A Touch of Zen was shot in Taiwan by King Hu and was funded by the Taiwanese production company called Union Film Company.[3][4] In his book on the film, Stephen Teo suggested that the film suggested the film's roots in Hong Kong cinema, noting the bulk of both Taiwanese and Hong Kong actors and crew members.[3] With Hu’s idea of invoking traditional Chinese culture in his films, A Touch of Zen contains Beijing opera scores and references to Chinese poetry like Li Bai's well-known poem "Drinking Alone in the Moonlight”.[5]

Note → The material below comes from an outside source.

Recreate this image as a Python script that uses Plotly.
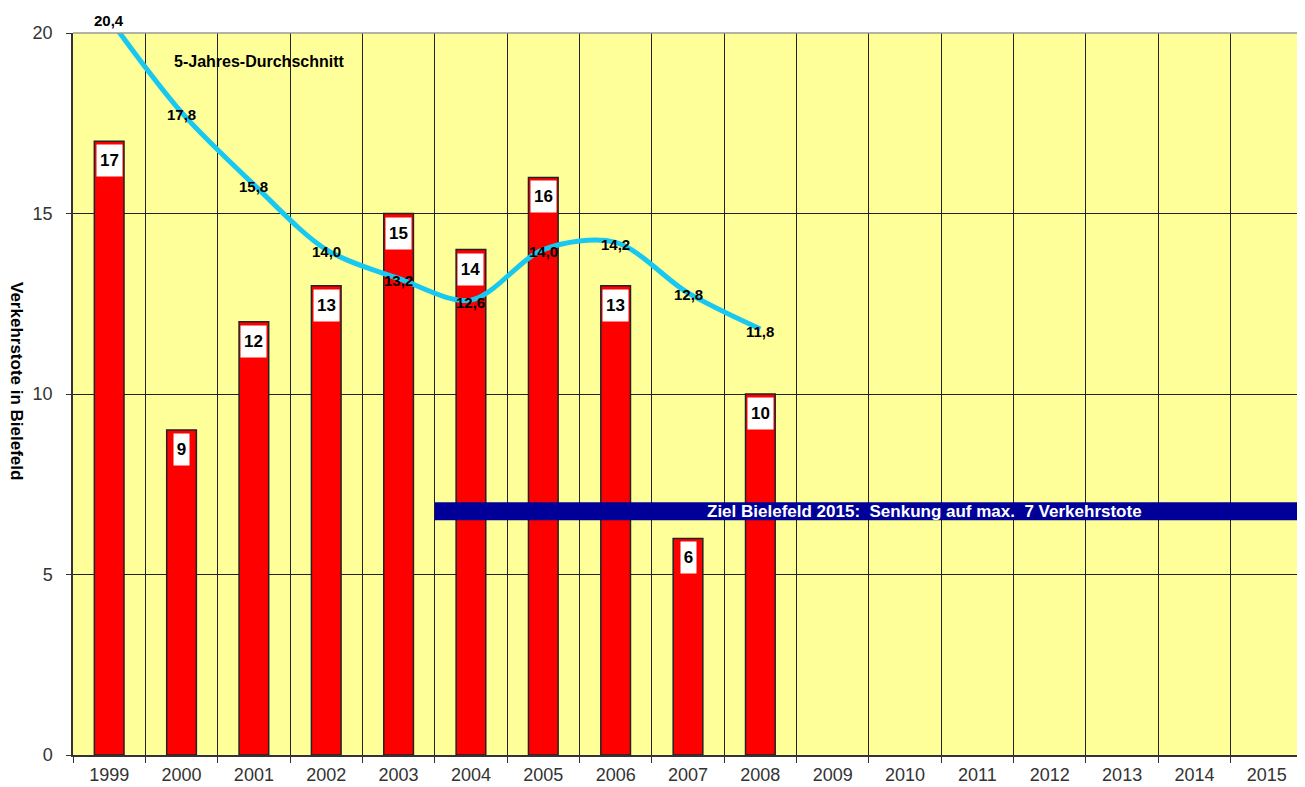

One of the brilliant scenes, the bamboo forest sword fight is said to have taken twenty-five days to shoot the ten-minute confrontation. It is choreographed by Han Yingjie, a former Beijing opera actor and the action director of A Touch of Zen. Hu explained proudly of the trial and error he went through in the creative process and concluded that he had put together many scenes in less than eight frames challenging the “golden rule” of cinema.[6]

Adaptation[edit]

Hu based the screenplay of A Touch of Zen on the ghost story of Xia Nü in Liaozhai Zhiyi, an anthology by Pu Songling.[7] He arranged the credit of Liaozhai Zhiyi as the first title card right after the company logo in the film, even before the film title. In Pu Songling’s original story, the male scholar does not pursue being a knight-errant and the separation between wen and wu. However, the film modifies the character’s attributes and instead leads the scholar to adapt knight-errant and restore the country from the corrupted dominance of the eunuchs.[8][9]

Cinematography[edit]

Director Hu adopted the classic techniques of montages, including eye-line matches and shot-reverse-shot. He also used jump cuts to create the speed of motions in action effects and applied blocked shots as his signature on evacuating the space before actions take place. [10]Hu also creates “the glimpsing effect” (also called point-of-view shot) to provide a new perspective to audiences. “The glimpsing effect” allows the audience to see the perspective of Gu.[11]

Themes[edit]

Transcendence to Dichotomies[edit]

The function of knight-errantry alludes to civic values (wen) and marital conducts (wu) in the discourse, arising reflections of experiences and justice beyond dichotomies between wen and wu, good and evil.[12] The director Hu develops an individual perspective of what nation is and transcends the limited dialectics of a totalitarian regime versus a more benevolent government. [13]

Zen Buddhism[edit]

The theme of Buddhism is opposed to Confucianism and offers the ideas of transcendence and redemption.[14] Scholar James Steinstrage considers that the unambitious scholar Gu’s involvement in Jianghu and the unexplained motivation of Yang Huizhen’s sexual intercourse with Gu lead to absurdity and vacuity, which matches the concept of emptiness in Zen Buddhism.[15] Paradoxically, the Zen ideologies are not profound in the film and the translated film title A Touch of Zen can be a marketing strategy to attract Western audiences and recall exoticism.[16]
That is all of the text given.